HW6. Succinct trees (21st of Oct, 23.59)
EX1. A binomial tree of degree 4 (or any degree) has a very specific structure. If you would need an implicit structure to represent it, there is exactly one such tree. Draw a binomial tree of degree 4 and number the nodes in some way (you can use post-order, pre-order or any other way that seems reasonable). Now represent the tree as an array where the array index represents the number you gave to the node. Try to provide descriptions on how to access the first child, parent and next sibling as mathematical operations if possible (feel free to use combinations - e.g. choose(i,k) and sums... ) or if not then just as descriptions. These operations are needed to be able to traverse the tree and perform "bubble up" or "bubble down" operations (which you don't have to do here, but this is the motivation).
EX2. In the lectures, we tried to establish what is the information-theoretic bound in the smallest number of bits needed to represent binary trees. Slides claimed that there are up to 22n distinct trees of n nodes, but we also showed that Catalan numbers count the number of different trees. Compare the growth rate of Catalan numbers vs 2^{2n}. Plot the numbers (use logarithmic axes to fit larger values on plots). Are they in Theta() relationship (exactly the same growth rate)?
EX3. Insert 3, 4, 2, 7, 9, 1, 10 into an (unbalanced) BST in this order. Draw the tree. Now make a succinct representation of that tree using the first succinct representation shown in the lecture (starting from slide 18).
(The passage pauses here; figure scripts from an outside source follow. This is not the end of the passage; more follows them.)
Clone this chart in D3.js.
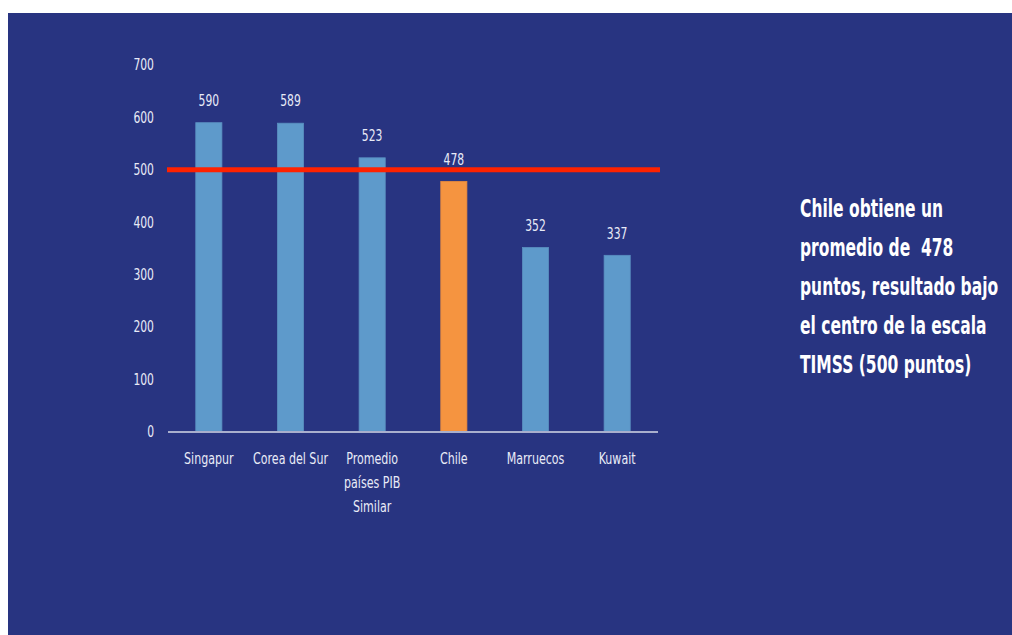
<!DOCTYPE html>
<html>
<head>
<meta charset="utf-8">
<script src="https://cdn.jsdelivr.net/npm/d3@7"></script>
<style>
  body { margin: 0; background: #fff; }
  svg text { font-family: "DejaVu Sans Condensed", "DejaVu Sans", sans-serif; white-space: pre; }
</style>
</head>
<body>
<div id="chart"></div>
<script>
const categories = [["Singapur"], ["Corea del Sur"], ["Promedio", "países PIB", "Similar"], ["Chile"], ["Marruecos"], ["Kuwait"]];
const values = [590, 589, 523, 478, 352, 337];
const highlight = "Chile";
const yTicks = [0, 100, 200, 300, 400, 500, 600, 700];
const refValue = 500;
const noteLines = ["Chile obtiene un", "promedio de  478", "puntos, resultado bajo", "el centro de la escala", "TIMSS (500 puntos)"];

const W = 1012, H = 635;
const svg = d3.select("#chart").append("svg").attr("width", W).attr("height", H);

// squeeze text horizontally to look like a narrow font
function condense(sel, k) {
  sel.each(function() {
    const w = this.getComputedTextLength();
    this.setAttribute("textLength", w * k);
    this.setAttribute("lengthAdjust", "spacingAndGlyphs");
  });
}

// dark blue slide panel
svg.append("rect").attr("x", 8).attr("y", 13).attr("width", W - 8).attr("height", H - 13).attr("fill", "#283481");

const names = categories.map(d => d.join(" "));
const x = d3.scaleBand().domain(names).range([168, 658]).paddingInner(0.68).paddingOuter(0.34);
const y = d3.scaleLinear().domain([0, 700]).range([432, 65]);

// y tick labels (no axis line)
svg.append("g").selectAll("text").data(yTicks).join("text")
  .attr("x", 154).attr("y", d => y(d)).attr("dy", "0.35em")
  .attr("text-anchor", "end").attr("fill", "#e8ebf7").style("font-size", "15px")
  .text(d => d)
  .call(condense, 0.8);

// bars
svg.append("g").selectAll("rect").data(values).join("rect")
  .attr("x", (d, i) => x(names[i]))
  .attr("y", d => y(d))
  .attr("width", x.bandwidth())
  .attr("height", d => y(0) - y(d))
  .attr("fill", (d, i) => names[i] === highlight ? "#f59440" : "#5e9acb")
  .attr("stroke", (d, i) => names[i] === highlight ? "#e88a3c" : "#5a8fc0")
  .attr("stroke-width", 0.8);

// value labels
svg.append("g").selectAll("text").data(values).join("text")
  .attr("x", (d, i) => x(names[i]) + x.bandwidth() / 2)
  .attr("y", d => y(d) - 22).attr("dy", "0.35em")
  .attr("text-anchor", "middle").attr("fill", "#e8ebf7").style("font-size", "15px")
  .text(d => d)
  .call(condense, 0.8);

// x axis line
svg.append("line").attr("x1", 168).attr("x2", 658).attr("y1", y(0)).attr("y2", y(0))
  .attr("stroke", "#a9afcd").attr("stroke-width", 2);

// category labels, one text per line
const catLines = [];
categories.forEach((lines, i) => lines.forEach((t, j) => catLines.push({ name: names[i], t, j })));
svg.append("g").selectAll("text").data(catLines).join("text")
  .attr("x", d => x(d.name) + x.bandwidth() / 2)
  .attr("y", d => 459 + d.j * 24).attr("dy", "0.35em")
  .attr("text-anchor", "middle").attr("fill", "#e8ebf7").style("font-size", "15px")
  .text(d => d.t)
  .call(condense, 0.82);

// reference line at 500
svg.append("line").attr("x1", 167).attr("x2", 660).attr("y1", y(refValue)).attr("y2", y(refValue))
  .attr("stroke", "#ff2200").attr("stroke-width", 5);

// side note, squeezed with a horizontal scale on its group
svg.append("g").attr("transform", "translate(800,0) scale(0.69,1)")
  .selectAll("text").data(noteLines).join("text")
  .attr("x", 0).attr("y", (d, i) => 208 + i * 39).attr("dy", "0.35em")
  .attr("fill", "#ffffff").style("font-size", "25px").style("font-weight", "bold")
  .text(d => d);
</script>
</body>
</html>
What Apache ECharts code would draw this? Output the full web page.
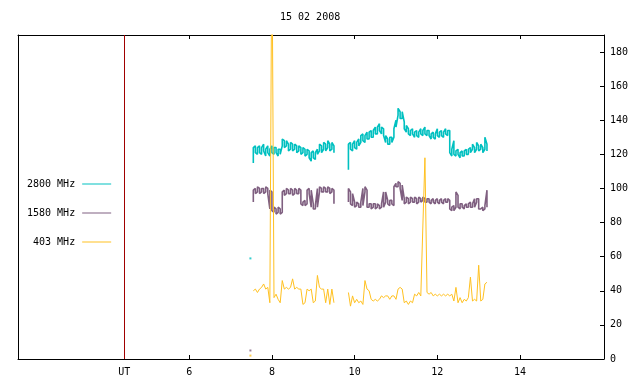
<!DOCTYPE html>
<html><head><meta charset="utf-8">
<script src="https://cdn.jsdelivr.net/npm/echarts@6/dist/echarts.min.js"></script>
<style>html,body{margin:0;padding:0;background:#fff}#c{width:640px;height:384px}</style>
</head><body><div id="c"></div>
<script>
const chartTitle = '15 02 2008';
const seriesNames = ['2800 MHz', '1580 MHz', '403 MHz'];
const seriesColors = ['#00c0c0', '#7f5f80', '#ffc020'];
const startHour = 7.55, stepHour = 0.05;
// 2800 MHz: low / high edge of the noisy trace at each sample time
const lo2800 = [
115,121,120,121,120,122,119,121,119,121,
120,121,119,120,125,124,125,122,123,122,
123,121,122,120,121,119,120,118,116,118,
117,120,122,121,123,122,124,122,123,121,
null,null,null,null,null,null,
111,123,122,124,123,125,127,128,127,129,
129,130,130,132,132,134,132,131,127,126,
126,127,130,136,143,141,141,135,133,132,
131,132,130,131,130,132,131,132,131,131,
129,130,129,131,130,131,130,132,131,121,
119,120,119,120,118,119,119,120,120,121,
123,121,123,122,123,121,123,122];
const hi2800 = [
124,125,124,125,124,126,123,125,123,125,
124,124,123,123,129,128,128,126,127,126,
126,125,125,124,124,123,123,122,121,122,
121,123,126,125,127,126,128,126,127,125,
null,null,null,null,null,null,
126,127,126,128,127,129,131,132,131,133,
133,134,134,136,136,138,136,135,131,129,
130,130,135,140,147,145,145,139,137,135,
134,135,133,134,133,135,134,136,134,134,
132,133,132,135,133,134,133,135,134,134,
123,128,122,123,121,122,122,123,123,124,
126,124,127,125,126,124,130,126];
// 1580 MHz: low / high edge of the trace
const lo1580 = [
92,97,98,97,98,97,98,97,88,87,
86,85,86,85,86,96,97,97,97,96,
97,97,97,91,90,90,91,97,89,88,
88,89,98,98,98,98,98,97,98,91,
null,null,null,null,null,null,
92,91,90,89,90,89,89,90,98,89,
89,88,89,88,89,88,89,89,92,91,
90,91,90,101,101,100,93,91,92,91,
92,92,92,91,92,92,93,92,92,92,
91,92,91,92,91,92,91,92,92,88,
87,87,89,89,88,89,88,89,89,89,
89,89,92,88,88,87,88,89];
const hi1580 = [
99,100,101,100,100,100,101,100,99,98,
89,88,89,88,98,99,100,99,100,99,
100,99,100,99,92,93,99,100,99,91,
90,100,101,100,101,100,101,100,100,99,
null,null,null,null,null,null,
100,98,97,92,92,91,92,100,101,99,
91,91,91,91,91,90,91,98,98,93,
93,93,101,103,104,103,102,94,95,94,
95,94,95,94,95,94,95,94,94,94,
93,94,93,94,93,94,93,94,94,93,
89,90,98,96,91,91,90,91,91,92,
91,94,94,94,89,89,90,99];
// 403 MHz trace
const f403 = [
40,41,39,41,42,44,41,42,33,250,
36,38,35,33,46,41,42,41,42,47,
41,42,41,41,32,33,41,40,41,33,
34,49,42,41,41,33,41,32,41,33,
null,null,null,null,null,null,
39,31,37,33,35,33,34,32,46,41,
40,35,34,35,34,35,37,36,37,37,
35,37,37,35,41,42,41,33,34,32,
34,33,38,37,39,37,78,118,39,38,
39,37,38,37,38,37,38,37,38,37,
38,34,42,33,36,33,35,34,36,48,
34,35,34,55,34,35,44,45];
const isolatedHour = 7.48;
const isolatedValues = [59, 5, 2];
const xTickValues = [6, 8, 10, 12, 14];
const utHour = 4.43;
const utLabel = 'UT';
const yTickValues = [0, 20, 40, 60, 80, 100, 120, 140, 160, 180];
const xMin = 1.86, xMax = 16.03, yMin = 0, yMax = 190;

const FONT = 'DejaVu Sans Mono';
const hourAt = i => +(startHour + stepHour * i).toFixed(2);
const bandPairs = (lo, hi) => {
  const out = [];
  lo.forEach((l, i) => {
    const t = hourAt(i);
    if (l === null) { out.push([t, null]); return; }
    if (i % 2 === 0) { out.push([t, l], [t, hi[i]]); } else { out.push([t, hi[i]], [t, l]); }
  });
  return out;
};
const linePairs = vals => vals.map((v, i) => [hourAt(i), v]);
const dataSets = [bandPairs(lo2800, hi2800), bandPairs(lo1580, hi1580), linePairs(f403)];
const lineWidths = [1.6, 1.6, 1];

const series = dataSets.map((d, k) => ({
  type: 'line', name: seriesNames[k], data: d,
  symbol: 'none', connectNulls: false, clip: true,
  lineStyle: { width: lineWidths[k], color: seriesColors[k] },
  itemStyle: { color: seriesColors[k] },
  animation: false
}));
series[0].markLine = {
  silent: true, symbol: ['none', 'none'], label: { show: false }, animation: false,
  lineStyle: { color: '#a00000', width: 1, type: 'solid' },
  data: [{ xAxis: utHour }]
};
isolatedValues.forEach((v, k) => series.push({
  type: 'scatter', name: 'pt' + k, data: [[isolatedHour, v]], symbol: 'rect', symbolSize: 2,
  itemStyle: { color: seriesColors[k] }, animation: false
}));

const chart = echarts.init(document.getElementById('c'));
chart.setOption({
  animation: false,
  backgroundColor: '#fff',
  title: { text: chartTitle, left: 275, top: 7, textStyle: { fontFamily: FONT, fontSize: 10, fontWeight: 'normal', color: '#000' } },
  grid: { left: 18, right: 36, top: 35, bottom: 25 },
  legend: {
    data: seriesNames, orient: 'vertical', left: 22, top: 174, itemWidth: 29, itemHeight: 1, itemGap: 19,
    icon: 'rect', align: 'right', selectedMode: false,
    formatter: name => '{n|' + name + '}',
    textStyle: { fontFamily: FONT, fontSize: 10, color: '#000', rich: { n: { width: 48, padding: [0, 2, 0, 0], align: 'right', fontFamily: FONT, fontSize: 10, color: '#000' } } }
  },
  xAxis: [{
    type: 'value', min: xMin, max: xMax, position: 'bottom',
    axisLine: { show: true, onZero: false, lineStyle: { color: '#000', width: 1 } },
    axisTick: { show: true, inside: true, length: 4, customValues: xTickValues, lineStyle: { color: '#000' } },
    axisLabel: { customValues: [utHour].concat(xTickValues), formatter: v => Math.abs(v - utHour) < 1e-6 ? utLabel : String(v), fontFamily: FONT, fontSize: 10, color: '#000', margin: 8 },
    splitLine: { show: false }
  }, {
    type: 'value', min: xMin, max: xMax, position: 'top',
    axisLine: { show: true, onZero: false, lineStyle: { color: '#000', width: 1 } },
    axisTick: { show: true, inside: true, length: 4, customValues: xTickValues, lineStyle: { color: '#000' } },
    axisLabel: { show: false }, splitLine: { show: false }
  }],
  yAxis: [{
    type: 'value', min: yMin, max: yMax, position: 'right',
    axisLine: { show: true, onZero: false, lineStyle: { color: '#000', width: 1 } },
    axisTick: { show: true, inside: true, length: 4, customValues: yTickValues, lineStyle: { color: '#000' } },
    axisLabel: { customValues: yTickValues, fontFamily: FONT, fontSize: 10, color: '#000', margin: 6 },
    splitLine: { show: false }
  }, {
    type: 'value', min: yMin, max: yMax, position: 'left',
    axisLine: { show: true, onZero: false, lineStyle: { color: '#000', width: 1 } },
    axisTick: { show: false }, axisLabel: { show: false }, splitLine: { show: false }
  }],
  series: series
});
</script></body></html>
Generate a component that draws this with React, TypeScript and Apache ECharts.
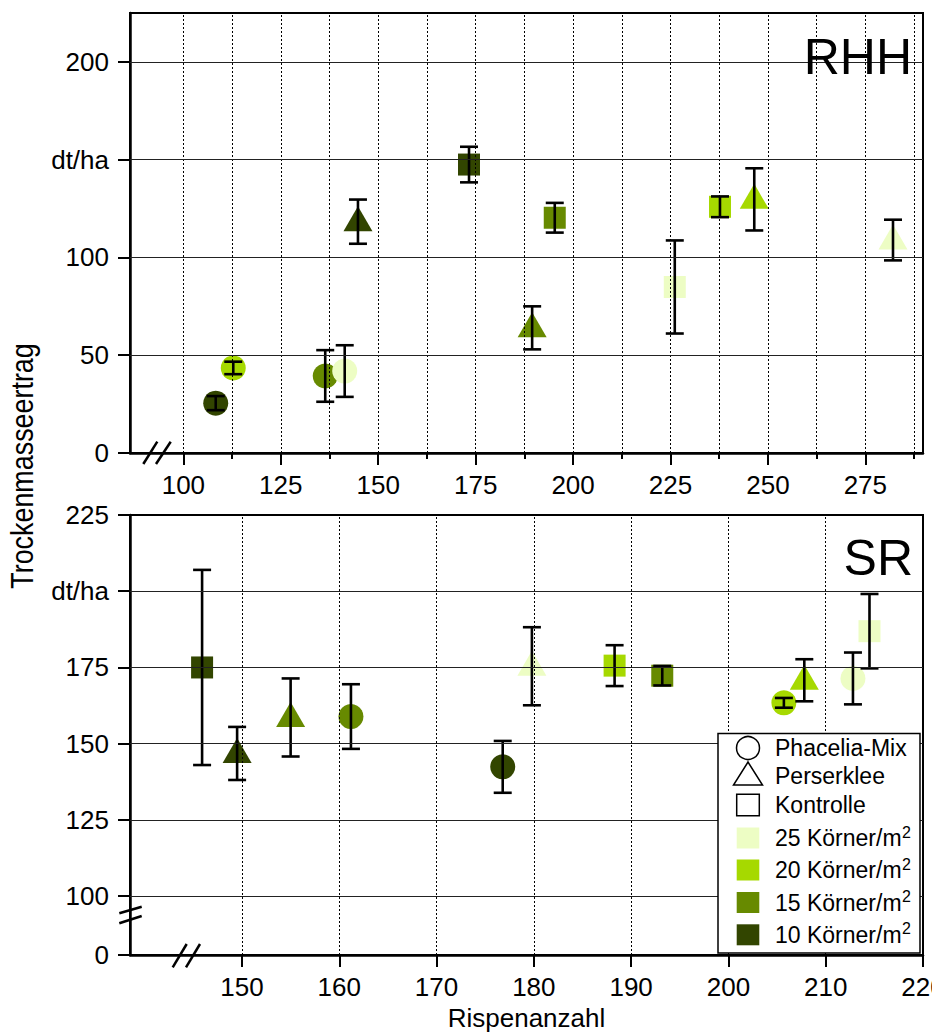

Show how the child of 7 and parent of 10 can be found using this succinct representation.
EX4. Create two more succinct representations of the same tree:
- choose one from the generalized node sequence representation: level-wise (starting from slide 34) or depth-first (starting from slide 37) representation;
- the other using the parenthesis representation (starting from slide 40).
Argue, which one seems most natural and describe the same operations (finding child of 7 and parent of 10) on both of them.
EX5. Describe two further operations - subtree size and the lowest common ancestor of two nodes using one of the above representations. You can use the same example data, but in case it is too small you can modify it. Why do you need such operations?
EX6. (bonus 2p) Consider the van Emde Boas tree (slide 74 in the lecture about Heaps) implementation for 64-bit integers. How large would be only the data structure in bits (only structure, without data) if you insert 1 million values distributed uniformly randomly across 64-bit integers? In comparison, count the size of the similarly organized tree data structure if implemented explicitly as a tree with pointers. What if you would use a succinct instead?